Our relationship to time always appears from the perspective of the present, and the nature of our subjective experience means that whatever the conditions of the present are influences our perception of the past (and the future).

In our post-literate present, certain contradictions and our contemporary political context makes it difficult for people to imagine grand projects or even competent bureaucracies. Which doesn’t mean they were ever competent, but at least there was a time when people perceived them as such? Or is that my own nostalgia?

That may provide insight as to why this current infodemic is so potent and viral. A side effect of conspiracy culture is to either reinforce beliefs that are misplaced, or cause well placed beliefs to be challenged.

This is the power of metaphor, and why we can neither control narratives, nor how people to choose to interpret them.

In one sense, the Tartaria theory is right: With modern architecture, a revolutionary new consensus on how the built environment should look and work did take hold in a very short period of time, conveniently overlapping with the world wars that these theorists see as the tail end of Tartaria’s influence. The world of 1960 indeed looked radically different from the world of 1920. Led by obscure and poorly understood forces (architects), architecture schools truly did throw out the history books to build a new world. But instead of making this excision the work of a colossal global mega-conspiracy worthy of a pulpy airport mystery novel, they wouldn’t shut upabout it.

There are now tropes that seem to recycle through our culture regularly. The “nobody is talking about this” or the “media is lying to us” or the “this is the knowledge nobody wants you to know” tropes. None of which is true, yet that’s not the purpose, which is instead to valorize or weaponize the story in question.

Meaning may be in the mind of the beholder, but meaning is also a collaborative process, that conspiracy culture is particularly adept at harnessing. It says a lot that these communities are outperforming and outpacing contemporary education and journalism, which remain shockingly opposed to and incapable of collaboration.
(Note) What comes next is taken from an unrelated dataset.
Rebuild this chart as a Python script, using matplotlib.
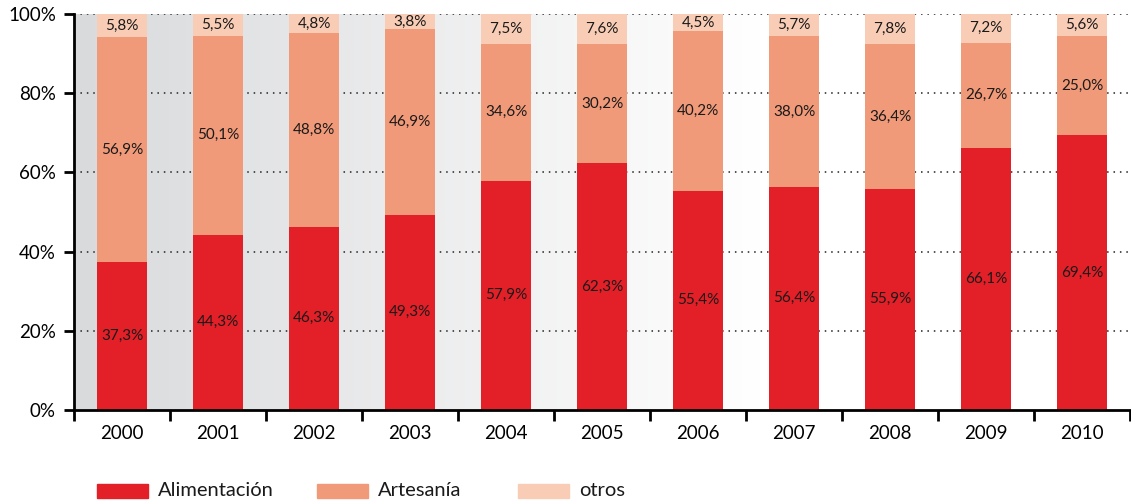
import numpy as np
import matplotlib
matplotlib.use("Agg")
import matplotlib.pyplot as plt
from matplotlib.patches import Rectangle
from matplotlib.colors import LinearSegmentedColormap

plt.rcParams['font.family'] = ['Lato', 'DejaVu Sans']

years = ["2000", "2001", "2002", "2003", "2004", "2005", "2006", "2007", "2008", "2009", "2010"]
alimentacion = [37.3, 44.3, 46.3, 49.3, 57.9, 62.3, 55.4, 56.4, 55.9, 66.1, 69.4]
artesania = [56.9, 50.1, 48.8, 46.9, 34.6, 30.2, 40.2, 38.0, 36.4, 26.7, 25.0]
otros = [5.8, 5.5, 4.8, 3.8, 7.5, 7.6, 4.5, 5.7, 7.8, 7.2, 5.6]
series_names = ["Alimentación", "Artesanía", "otros"]
colors = ["#e31f28", "#f19a79", "#f9cdb5"]

fig = plt.figure(figsize=(11.31, 5.04), dpi=100)
ax = fig.add_axes([74 / 1131, 1 - 410 / 504, (1130 - 74) / 1131, (410 - 14) / 504])

x = np.arange(len(years))
ax.set_xlim(-0.5, len(years) - 0.5)
ax.set_ylim(0, 100)

# horizontal grey-to-white gradient behind the plot
cmap = LinearSegmentedColormap.from_list("bg", [(0, "#d9dadc"), (0.65, "#ffffff"), (1, "#ffffff")])
grad = np.linspace(0, 1, 512).reshape(1, -1)
ax.imshow(grad, extent=[-0.5, len(years) - 0.5, 0, 100], aspect="auto", cmap=cmap, zorder=0)

for yv in [20, 40, 60, 80, 100]:
    ax.axhline(yv, color="#222222", linestyle=(0, (1, 3.2)), linewidth=1.1, zorder=1)

width = 0.53
bottom = np.zeros(len(years))
for vals, col in zip([alimentacion, artesania, otros], colors):
    vals = np.array(vals)
    ax.bar(x, vals, width, bottom=bottom, color=col, zorder=2)
    for xi, b, v in zip(x, bottom, vals):
        ax.text(xi, b + v / 2, f"{v:.1f}%".replace(".", ","), ha="center", va="center",
                fontsize=11, color="#1a1a1a", zorder=3)
    bottom += vals

ax.set_yticks([0, 20, 40, 60, 80, 100])
ax.set_yticklabels(["0%", "20%", "40%", "60%", "80%", "100%"], fontsize=13.5)
ax.set_xticks(x)
ax.set_xticklabels(years, fontsize=13.5)
ax.tick_params(axis="x", length=0, pad=11)
ax.set_xticks(np.arange(-0.5, len(years)), minor=True)
ax.tick_params(axis="x", which="minor", length=8, width=2, direction="out")
ax.tick_params(axis="y", length=7, width=2, direction="out", pad=6)

for side in ["top", "right"]:
    ax.spines[side].set_visible(False)
for side in ["left", "bottom"]:
    ax.spines[side].set_linewidth(2)
    ax.spines[side].set_zorder(5)

# legend row beneath the axis
legend_x = [97, 317, 518]
for name, col, px in zip(series_names, colors, legend_x):
    fig.patches.append(Rectangle((px / 1131, 1 - 498 / 504), 51 / 1131, 14 / 504,
                                 transform=fig.transFigure, color=col, figure=fig))
    fig.text((px + 61) / 1131, 1 - 491 / 504, name, fontsize=14.5, va="center", ha="left", color="#1a1a1a")

fig.savefig("out.png", dpi=100)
The internet has made it easier to disseminate misinformation while eroding faith in the media hierarchies that once filtered it out. Polarization and a lack of trust in government and institutions creates a feedback loop, where leaders can’t solve problems because their political bases are too narrow, and the resulting failures engender more distrust. It’s not a new cycle — despite a spike in media attention, there’s not much evidence that conspiratorial thinking is more common now than in years past — but technology can make these currents of collective delusion more powerful, and harder to ignore.

As a society I suspect we can all agree that it is harder to ignore. Yet what we may not have spent necessary time and effort on is the power that these collective delusions wield, and why.

Countering them will not be successful. The only option is to create or employ something that is even more powerful. And therein lies the peril.